The individual stockholders of a corporation (i.e., the owners) are legally distinct from the corporation itself, which is a separate legal entity. Consequently, the stockholders are not personally liable for the debts of the corporation; the stockholders’ liability for the debts of the corporation is limited to the investment each stockholder has made in the shares of the corporation.
- Corporations. Which of the following are correct descriptions of large corporations?
a. Managers no longer have the incentive to act in their own interests.
b. The corporation survives even if managers are dismissed.
c. Shareholders can sell their holdings without disrupting the business.
d. Corporations, unlike sole proprietorships, do not pay tax; instead, shareholders are taxed on any dividends they receive.
B. The corporation survives even if managers are dismissed and C. Shareholders can sell their holdings without disrupting the business.
- Corporations. Is limited liability always an advantage for a corporation and its shareholders? (Hint: Could limited liability reduce a corporation’s access to financing?)
Limited liability is generally advantageous to large corporations. Large corporations would not be able to obtain financing from thousands or even millions of shareholders if those shareholders were not protected by the fact that the corporation is a distinct legal entity, conferring the benefit of limited liability on its shareholders. On the other hand, lenders do not view limited liability as advantageous to them. In some situations, lenders are not willing to lend to a corporation without personal guarantees from shareholders, promising repayment of a loan in the event that the corporation does not have the financial resources to repay the loan. Typically, these situations involve small corporations, with only a few shareholders; often these corporations can obtain debt financing only if the shareholders provide these personal guarantees.
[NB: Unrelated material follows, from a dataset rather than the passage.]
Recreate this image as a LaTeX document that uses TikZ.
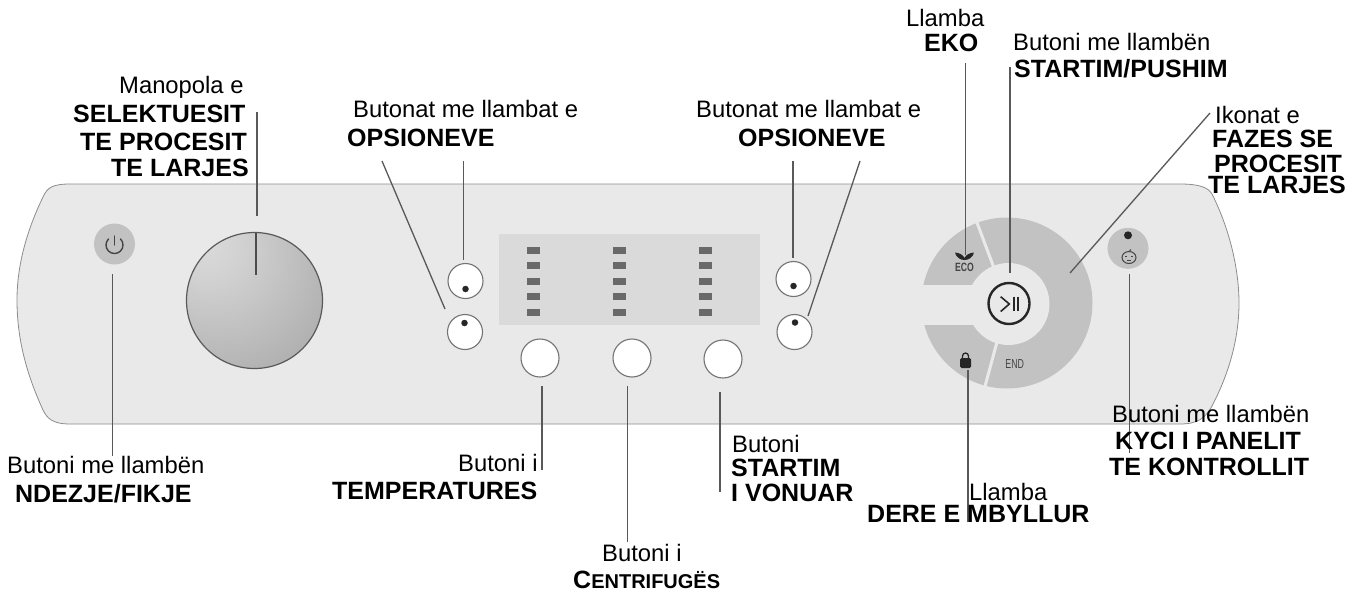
\documentclass[tikz,border=0pt]{standalone}
\usepackage{fontspec}
\setmainfont{Liberation Sans}
\usetikzlibrary{calc}
\definecolor{panelfill}{HTML}{E9E9E9}
\definecolor{paneledge}{HTML}{8C8C8C}
\definecolor{dispfill}{HTML}{DADADA}
\definecolor{ledfill}{HTML}{696969}
\definecolor{ringfill}{HTML}{C2C2C2}
\definecolor{iconink}{HTML}{444444}
\pgfdeclareradialshading{knobshade}{\pgfpoint{-19bp}{22bp}}{%
 color(0bp)=(black!14); color(12bp)=(black!18); color(40bp)=(black!30); color(70bp)=(black!42); color(100bp)=(black!50)}
\tikzset{
 leader/.style={draw=black!65,line width=1.3pt},
 lbl/.style={font=\fontsize{23.8}{26}\selectfont,inner sep=0pt,anchor=base west,text=black},
 blbl/.style={lbl,font=\fontsize{25}{26}\selectfont\bfseries},
 wbtn/.style={circle,draw=black!55,line width=1.1pt,fill=white,inner sep=0pt,minimum size=#1},
 dot/.style={circle,fill=black!85,inner sep=0pt,minimum size=6.5pt},
 led/.style={fill=ledfill,inner sep=0pt,minimum width=13pt,minimum height=7pt},
 gbtn/.style={circle,fill=ringfill,inner sep=0pt,minimum size=41pt},
}
\begin{document}
\begin{tikzpicture}[x=1pt,y=-1pt]
\useasboundingbox (0,0) rectangle (1358,592);
% panel
\draw[fill=panelfill,draw=paneledge,line width=0.8pt]
 (70,184) -- (1180,184) .. controls (1198,184) and (1208,187) .. (1212,194)
 .. controls (1230,230) and (1239,270) .. (1239,303)
 .. controls (1239,340) and (1228,375) .. (1213,404)
 .. controls (1206,418) and (1198,424) .. (1180,424)
 -- (70,424) .. controls (52,424) and (47,418) .. (43,410)
 .. controls (27,375) and (17,340) .. (17,300)
 .. controls (17,265) and (27,230) .. (43,197)
 .. controls (47,188) and (52,184) .. (70,184) -- cycle;
% power
\node[gbtn] (power) at (114.5,244) {};
\draw[iconink,line width=1.4pt,line cap=round] (108.5,239) arc[start angle=135,end angle=405,radius=8.5pt];
\draw[iconink,line width=1.4pt,line cap=round] (114.5,236) -- (114.5,245);
% knob
\node[circle,draw=black!65,line width=1.2pt,shading=knobshade,inner sep=0pt,minimum size=136pt] (knob) at (254.5,300.5) {};
\draw[black!70,line width=2pt] (255.5,232.5) -- (255.5,275);
% display
\node[fill=dispfill,inner sep=0pt,minimum width=261pt,minimum height=91pt] (disp) at (629.5,279.5) {};
\foreach \c/\x in {a/533,b/619,c/705.5}{\foreach \r/\y in {1/250,2/265.5,3/281,4/296.5,5/312}{\node[led] (led\c\r) at (\x,\y) {};}}
% option buttons
\node[wbtn=35pt] (optA) at (465.5,281) {}; \node[dot] (optAd) at (465.5,289) {};
\node[wbtn=35pt] (optB) at (465,332) {};   \node[dot] (optBd) at (464.5,323) {};
\node[wbtn=35pt] (optC) at (793.5,279) {}; \node[dot] (optCd) at (793.5,286) {};
\node[wbtn=35pt] (optD) at (794.5,332) {}; \node[dot] (optDd) at (795,322.5) {};
\node[wbtn=38pt] (btnT) at (540,358) {};
\node[wbtn=38pt] (btnC) at (632,358) {};
\node[wbtn=38pt] (btnS) at (723,359) {};
% ring
\fill[ringfill] (1007,303) circle[radius=85.5pt];
\fill[panelfill] (915,285) rectangle (1007,325);
\draw[panelfill,line width=3pt] (976,220) -- (994,268);
\draw[panelfill,line width=3pt] (984,390) -- (997,342);
\fill[panelfill] (1008.5,304) circle[radius=41pt];
\node[circle,draw=black!85,line width=2.4pt,inner sep=0pt,minimum size=41pt] (play) at (1009,303.5) {};
\draw[black!85,line width=1.6pt] (1000.7,296.7) -- (1009.3,304) -- (1000.7,311.5);
\draw[black!85,line width=1.7pt] (1014.3,296.5) -- (1014.3,311.3) (1017.9,296.5) -- (1017.9,311.3);
\node[inner sep=0pt,text=iconink,font=\fontsize{12}{14}\selectfont\bfseries,xscale=.72] (ecotxt) at (964.5,267.5) {ECO};
\fill[black!85] (964.5,260) .. controls (960,260) and (956,257) .. (955,252.5) .. controls (960,253) and (963,255) .. (964.5,258) .. controls (966,255) and (969,253) .. (974,252.5) .. controls (973,257) and (969,260) .. (964.5,260) -- cycle;
\node[inner sep=0pt,text=iconink,font=\fontsize{13}{14}\selectfont,xscale=.68] (endtxt) at (1014.7,364.5) {END};
\fill[black!85,rounded corners=1.5pt] (960,358) rectangle (971,368);
\draw[black!85,line width=1.3pt] (962.5,358.5) -- (962.5,356) arc[start angle=180,end angle=0,radius=3pt] -- (968.5,358.5);
% baby button
\node[gbtn] (lock) at (1128,248.3) {};
\node[dot,minimum size=8pt] (lockd) at (1128,235.3) {};
\draw[iconink,line width=1pt] (1129,257.5) ellipse[x radius=7pt,y radius=6pt];
\draw[iconink,line width=1pt] (1128.5,252) -- (1131,249.5);
\draw[iconink,line width=.8pt] (1125,256.5) -- (1127,256.5) (1131,256.5) -- (1133,256.5) (1127,260) -- (1131,260);
% leaders
\coordinate (eKnob) at (257,112);   \coordinate (fKnob) at (257,215.5);
\coordinate (ePow) at (112.3,456);  \coordinate (fPow) at (112.3,274);
\coordinate (eA) at (463.5,161);    \coordinate (fA) at (463.5,260);
\coordinate (eB) at (382,161);      \coordinate (fB) at (445,309);
\coordinate (eC) at (793,161);      \coordinate (fC) at (793,258);
\coordinate (eD) at (860,161);      \coordinate (fD) at (808,316);
\coordinate (eT) at (542,470);      \coordinate (fT) at (542,386);
\coordinate (eCe) at (627.3,541.5); \coordinate (fCe) at (627.3,386);
\coordinate (eS) at (720,491.5);    \coordinate (fS) at (720,392);
\coordinate (eEco) at (965.5,63);   \coordinate (fEco) at (965.5,255);
\coordinate (ePlay) at (1009.5,67); \coordinate (fPlay) at (1009.5,273);
\coordinate (eRing) at (1210,113);  \coordinate (fRing) at (1070,273);
\coordinate (eLock) at (968,522);   \coordinate (fLock) at (968,370);
\coordinate (eBaby) at (1129.5,453);\coordinate (fBaby) at (1129.5,274);
\foreach \n in {Knob,Pow,A,B,C,D,T,Ce,S,Eco,Ring,Lock,Baby}{\draw[leader] (e\n) -- (f\n);}
\draw[leader,line width=2pt] (ePlay) -- (fPlay);
% labels
\node[lbl] (t1) at (119,93) {Manopola e};
\node[blbl] (t2) at (73,122) {SELEKTUESIT};
\node[blbl] (t3) at (80,150) {TE PROCESIT};
\node[blbl] (t4) at (111,176) {TE LARJES};
\node[lbl] (t5) at (353,117) {Butonat me llambat e};
\node[blbl] (t6) at (347,146) {OPSIONEVE};
\node[lbl] (t7) at (696,117) {Butonat me llambat e};
\node[blbl] (t8) at (738,146) {OPSIONEVE};
\node[lbl] (t9) at (906,26) {Llamba};
\node[blbl] (t10) at (924,51) {EKO};
\node[lbl] (t11) at (1013,50) {Butoni me llambën};
\node[blbl] (t12) at (1014,77) {STARTIM/PUSHIM};
\node[lbl] (t13) at (1215,123) {Ikonat e};
\node[blbl] (t14) at (1212,147) {FAZES SE};
\node[blbl] (t15) at (1214,172) {PROCESIT};
\node[blbl] (t16) at (1208,193) {TE LARJES};
\node[lbl] (t17) at (7,473) {Butoni me llambën};
\node[blbl] (t18) at (15,502) {NDEZJE/FIKJE};
\node[lbl] (t19) at (458,471) {Butoni i};
\node[blbl] (t20) at (332,499) {TEMPERATURES};
\node[lbl] (t21) at (602,561) {Butoni i};
\node[blbl] (t22) at (573,588) {C{\fontsize{20}{20}\selectfont ENTRIFUGËS}};
\node[lbl] (t23) at (732,452) {Butoni};
\node[blbl] (t24) at (731,476) {STARTIM};
\node[blbl] (t25) at (731,501) {I VONUAR};
\node[lbl] (t26) at (969,500) {Llamba};
\node[blbl] (t27) at (867,522) {DERE E MBYLLUR};
\node[lbl] (t28) at (1112,422) {Butoni me llambën};
\node[blbl] (t29) at (1115,449) {KYCI I PANELIT};
\node[blbl] (t30) at (1109,475) {TE KONTROLLIT};
\end{tikzpicture}
\end{document}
- Financial Managers. Which of the following statements more accurately describes the treasurer than the controller?
a. Monitors capital expenditures to make sure that they are not misappropriated
b. Responsible for investing the firm’s spare cash
c. Responsible for arranging any issue of common stock
d. Responsible for the company’s tax affairs
B. Responsible for investing the firm’s spare cash and C. Responsible for arranging any issue of common stock.
- Financial Managers. Explain the differences between the CFO’s responsibilities and the treasurer’s and controller’s responsibilities.
The responsibilities of the treasurer include the following: supervising cash management, raising capital, and banking relationships. The controller’s responsibilities include supervision of accounting, preparation of financial statements, and tax matters. The CFO of a large corporation supervises both the treasurer and the controller. The CFO is responsible for large-scale corporate planning and financial policy.
- Goals of the Firm. Give an example of an action that might increase short-run profits but at the same time reduce stock price and the market value of the firm.
A corporation might cut its labor force dramatically, which could reduce immediate expenses and increase profits in the short term. Over the long term, however, the firm might not be able to serve its customers properly, or it might alienate its remaining workers; if so, future profits will decrease, and the stock price, and the market value of the firm, will decrease in anticipation of these problems.
Similarly, a corporation can boost profits over the short term by using less costly materials even if this reduces the quality of the product. Once customers catch on, sales will decrease and profits will fall in the future. The stock price will fall.
The moral of these examples is that, because stock prices reflect present and future profitability, the corporation should not necessarily sacrifice future prospects for short- term gains.
- Cost of Capital. Why do financial managers refer to the opportunity cost of capital? How would you find the opportunity cost of capital for a safe investment?
Financial managers refer to the opportunity cost of capital because corporations increase value for their shareholders only by accepting all investment projects that earn more than this rate. If the company earns below this rate, the market value of the company’s stock falls and stockholders look for other places to invest.
To find the opportunity cost of capital for a safe investment, managers and investors look at current interest rates on safe debt securities, such as U.S. Treasury debt.